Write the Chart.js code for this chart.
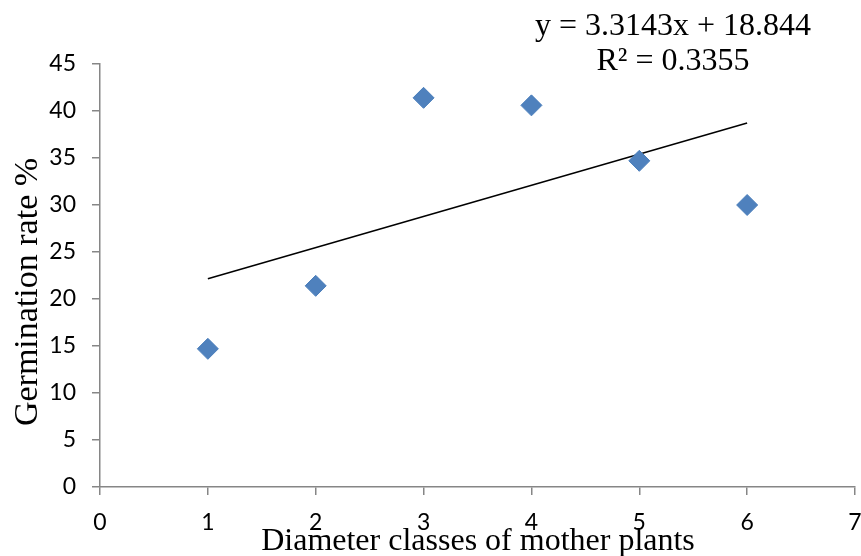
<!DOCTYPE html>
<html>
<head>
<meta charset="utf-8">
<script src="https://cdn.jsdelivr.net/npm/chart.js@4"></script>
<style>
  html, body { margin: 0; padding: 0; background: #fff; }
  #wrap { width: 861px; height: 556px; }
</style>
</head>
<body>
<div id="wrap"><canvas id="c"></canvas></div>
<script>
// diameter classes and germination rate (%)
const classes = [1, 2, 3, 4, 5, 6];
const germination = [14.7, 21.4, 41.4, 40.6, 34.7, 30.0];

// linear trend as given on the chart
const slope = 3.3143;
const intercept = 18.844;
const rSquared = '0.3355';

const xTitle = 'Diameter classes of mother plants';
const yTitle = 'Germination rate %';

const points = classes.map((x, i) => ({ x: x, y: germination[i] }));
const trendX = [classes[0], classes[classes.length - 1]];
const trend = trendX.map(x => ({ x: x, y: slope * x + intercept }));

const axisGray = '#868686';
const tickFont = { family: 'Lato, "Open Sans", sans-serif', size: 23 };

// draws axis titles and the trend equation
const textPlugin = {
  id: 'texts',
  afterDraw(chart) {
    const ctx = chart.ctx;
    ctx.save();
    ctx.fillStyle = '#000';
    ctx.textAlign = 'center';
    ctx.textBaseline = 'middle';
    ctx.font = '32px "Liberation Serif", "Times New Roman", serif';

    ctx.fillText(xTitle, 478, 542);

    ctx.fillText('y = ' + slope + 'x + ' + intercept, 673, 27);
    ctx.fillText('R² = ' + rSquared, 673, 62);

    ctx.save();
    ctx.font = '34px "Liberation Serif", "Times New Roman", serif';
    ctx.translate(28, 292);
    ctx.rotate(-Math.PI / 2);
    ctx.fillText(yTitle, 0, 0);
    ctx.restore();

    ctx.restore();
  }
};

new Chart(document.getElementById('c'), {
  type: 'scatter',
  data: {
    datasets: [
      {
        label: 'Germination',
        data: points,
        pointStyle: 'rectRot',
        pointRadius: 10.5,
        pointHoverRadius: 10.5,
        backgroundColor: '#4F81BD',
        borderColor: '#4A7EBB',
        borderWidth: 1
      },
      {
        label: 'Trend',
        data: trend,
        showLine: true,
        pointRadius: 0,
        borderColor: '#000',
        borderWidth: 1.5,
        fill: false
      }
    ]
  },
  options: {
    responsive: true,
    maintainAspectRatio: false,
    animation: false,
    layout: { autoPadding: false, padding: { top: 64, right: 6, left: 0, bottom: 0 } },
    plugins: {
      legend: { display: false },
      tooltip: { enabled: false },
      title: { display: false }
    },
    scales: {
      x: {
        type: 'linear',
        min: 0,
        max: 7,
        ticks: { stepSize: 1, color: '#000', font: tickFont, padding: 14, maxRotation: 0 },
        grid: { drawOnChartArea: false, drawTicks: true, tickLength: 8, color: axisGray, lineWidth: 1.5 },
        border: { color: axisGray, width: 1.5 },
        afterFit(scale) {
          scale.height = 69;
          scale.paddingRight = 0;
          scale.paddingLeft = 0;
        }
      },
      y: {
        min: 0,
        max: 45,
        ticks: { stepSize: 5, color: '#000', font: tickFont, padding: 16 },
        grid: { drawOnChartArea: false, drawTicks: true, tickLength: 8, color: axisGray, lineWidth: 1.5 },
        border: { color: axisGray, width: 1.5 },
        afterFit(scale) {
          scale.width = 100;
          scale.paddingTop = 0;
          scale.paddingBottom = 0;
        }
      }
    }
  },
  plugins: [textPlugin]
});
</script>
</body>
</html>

Requirements
Repeat the listing above up to and including the line with "ctx.font = '32px", starting from its first line. Drop any pictures.

Result
Write the Chart.js code for this chart.
<!DOCTYPE html>
<html>
<head>
<meta charset="utf-8">
<script src="https://cdn.jsdelivr.net/npm/chart.js@4"></script>
<style>
  html, body { margin: 0; padding: 0; background: #fff; }
  #wrap { width: 861px; height: 556px; }
</style>
</head>
<body>
<div id="wrap"><canvas id="c"></canvas></div>
<script>
// diameter classes and germination rate (%)
const classes = [1, 2, 3, 4, 5, 6];
const germination = [14.7, 21.4, 41.4, 40.6, 34.7, 30.0];

// linear trend as given on the chart
const slope = 3.3143;
const intercept = 18.844;
const rSquared = '0.3355';

const xTitle = 'Diameter classes of mother plants';
const yTitle = 'Germination rate %';

const points = classes.map((x, i) => ({ x: x, y: germination[i] }));
const trendX = [classes[0], classes[classes.length - 1]];
const trend = trendX.map(x => ({ x: x, y: slope * x + intercept }));

const axisGray = '#868686';
const tickFont = { family: 'Lato, "Open Sans", sans-serif', size: 23 };

// draws axis titles and the trend equation
const textPlugin = {
  id: 'texts',
  afterDraw(chart) {
    const ctx = chart.ctx;
    ctx.save();
    ctx.fillStyle = '#000';
    ctx.textAlign = 'center';
    ctx.textBaseline = 'middle';
    ctx.font = '32px "Liberation Serif", "Times New Roman", serif';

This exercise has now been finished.